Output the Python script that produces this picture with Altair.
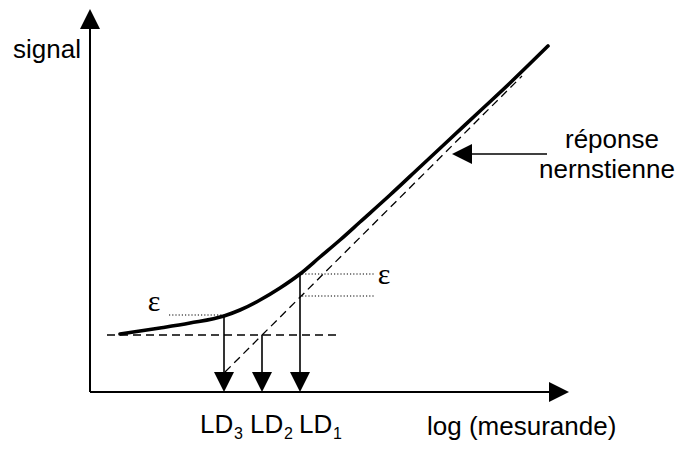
import altair as alt
import pandas as pd

# --- schematic values (reference pixel space) ---
curve_x = [120, 160, 190, 224, 240, 260, 280, 300, 320, 340, 360, 390, 420, 450, 480, 510, 548]
curve_y = [334, 328, 323, 316, 310, 300, 288, 274, 257, 240, 222, 195, 167, 139, 111, 83, 46]

axis_x1 = [90, 90]
axis_y1 = [392, 392]
axis_x2 = [90, 549]
axis_y2 = [29, 392]

arrow_x1 = [224, 262, 300, 472]
arrow_y1 = [316, 335, 274, 154]
arrow_x2 = [224, 262, 300, 547]
arrow_y2 = [372, 372, 372, 154]

dash_x1 = [107, 225]
dash_y1 = [335, 372]
dash_x2 = [340, 522]
dash_y2 = [335, 76]

dot_x1 = [169, 302, 302]
dot_y1 = [315, 274, 296]
dot_x2 = [224, 375, 375]
dot_y2 = [315, 274, 296]

UP = "M0,-1L1,1L-1,1Z"
DOWN = "M0,1L1,-1L-1,-1Z"
RIGHT = "M1,0L-1,-1L-1,1Z"
LEFT = "M-1,0L1,-1L1,1Z"
head_x = [90, 559, 224, 262, 300, 462]
head_y = [19, 392, 382, 382, 382, 154]
head_shape = [UP, RIGHT, DOWN, DOWN, DOWN, LEFT]

label_text = ["signal", "log (mesurande)", "LD", "LD", "LD", "réponse", "nernstienne"]
label_x = [13, 427, 200, 250, 299, 565, 539]
label_y = [58, 435, 433, 433, 433, 148, 178]

sub_text = ["3", "2", "1"]
sub_x = [234, 284, 333]
sub_y = [439, 439, 439]

eps_text = ["ε", "ε"]
eps_x = [154, 384]
eps_y = [302, 275]

# --- scales ---
W, H = 667, 434
xs = alt.Scale(domain=[8, 675], nice=False, zero=False)
ys = alt.Scale(domain=[442, 8], nice=False, zero=False)
X = lambda f: alt.X(f, type="quantitative", scale=xs, axis=None)
Y = lambda f: alt.Y(f, type="quantitative", scale=ys, axis=None)

def segs(x1, y1, x2, y2):
    return pd.DataFrame({"x": x1, "y": y1, "x2": x2, "y2": y2})

curve = alt.Chart(pd.DataFrame({"x": curve_x, "y": curve_y})).mark_line(
    color="black", strokeWidth=3.6, interpolate="monotone", strokeCap="round"
).encode(x=X("x"), y=Y("y"), order="x:Q")

axes = alt.Chart(segs(axis_x1, axis_y1, axis_x2, axis_y2)).mark_rule(
    color="black", strokeWidth=2
).encode(x=X("x"), y=Y("y"), x2="x2", y2="y2")

arrows = alt.Chart(segs(arrow_x1, arrow_y1, arrow_x2, arrow_y2)).mark_rule(
    color="black", strokeWidth=1.6
).encode(x=X("x"), y=Y("y"), x2="x2", y2="y2")

dashes = alt.Chart(segs(dash_x1, dash_y1, dash_x2, dash_y2)).mark_rule(
    color="black", strokeWidth=1.3, strokeDash=[8, 5]
).encode(x=X("x"), y=Y("y"), x2="x2", y2="y2")

dots = alt.Chart(segs(dot_x1, dot_y1, dot_x2, dot_y2)).mark_rule(
    color="black", strokeWidth=1.2, strokeDash=[1.2, 2]
).encode(x=X("x"), y=Y("y"), x2="x2", y2="y2")

heads = alt.Chart(pd.DataFrame({"x": head_x, "y": head_y, "s": head_shape})).mark_point(
    filled=True, color="black", opacity=1, size=400, strokeWidth=0
).encode(x=X("x"), y=Y("y"), shape=alt.Shape("s:N", scale=None, legend=None))

labels = alt.Chart(pd.DataFrame({"t": label_text, "x": label_x, "y": label_y})).mark_text(
    align="left", baseline="alphabetic", font="Liberation Sans", fontSize=26, color="black"
).encode(x=X("x"), y=Y("y"), text="t:N")

subs = alt.Chart(pd.DataFrame({"t": sub_text, "x": sub_x, "y": sub_y})).mark_text(
    align="left", baseline="alphabetic", font="Liberation Sans", fontSize=16, color="black"
).encode(x=X("x"), y=Y("y"), text="t:N")

eps = alt.Chart(pd.DataFrame({"t": eps_text, "x": eps_x, "y": eps_y})).mark_text(
    align="center", baseline="middle", font="Liberation Serif", fontSize=30, color="black"
).encode(x=X("x"), y=Y("y"), text="t:N")

chart = alt.layer(axes, dashes, dots, arrows, curve, heads, labels, subs, eps).properties(
    width=W, height=H, autosize=alt.AutoSizeParams(type="none"), padding=0
).configure_view(strokeWidth=0)

chart.save("out.html", embed_options={"renderer": "svg", "actions": False})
○ ○ ○ ○ ○ ○ ○
→ Exercise directions: The lines from the start of the data through the line that contains "sub_y = [439, 439, 439]" are to be returned exactly, please, with both ends included and every picture left out.

→ Output for this exercise:
Output the Python script that produces this picture with Altair.
import altair as alt
import pandas as pd

# --- schematic values (reference pixel space) ---
curve_x = [120, 160, 190, 224, 240, 260, 280, 300, 320, 340, 360, 390, 420, 450, 480, 510, 548]
curve_y = [334, 328, 323, 316, 310, 300, 288, 274, 257, 240, 222, 195, 167, 139, 111, 83, 46]

axis_x1 = [90, 90]
axis_y1 = [392, 392]
axis_x2 = [90, 549]
axis_y2 = [29, 392]

arrow_x1 = [224, 262, 300, 472]
arrow_y1 = [316, 335, 274, 154]
arrow_x2 = [224, 262, 300, 547]
arrow_y2 = [372, 372, 372, 154]

dash_x1 = [107, 225]
dash_y1 = [335, 372]
dash_x2 = [340, 522]
dash_y2 = [335, 76]

dot_x1 = [169, 302, 302]
dot_y1 = [315, 274, 296]
dot_x2 = [224, 375, 375]
dot_y2 = [315, 274, 296]

UP = "M0,-1L1,1L-1,1Z"
DOWN = "M0,1L1,-1L-1,-1Z"
RIGHT = "M1,0L-1,-1L-1,1Z"
LEFT = "M-1,0L1,-1L1,1Z"
head_x = [90, 559, 224, 262, 300, 462]
head_y = [19, 392, 382, 382, 382, 154]
head_shape = [UP, RIGHT, DOWN, DOWN, DOWN, LEFT]

label_text = ["signal", "log (mesurande)", "LD", "LD", "LD", "réponse", "nernstienne"]
label_x = [13, 427, 200, 250, 299, 565, 539]
label_y = [58, 435, 433, 433, 433, 148, 178]

sub_text = ["3", "2", "1"]
sub_x = [234, 284, 333]
sub_y = [439, 439, 439]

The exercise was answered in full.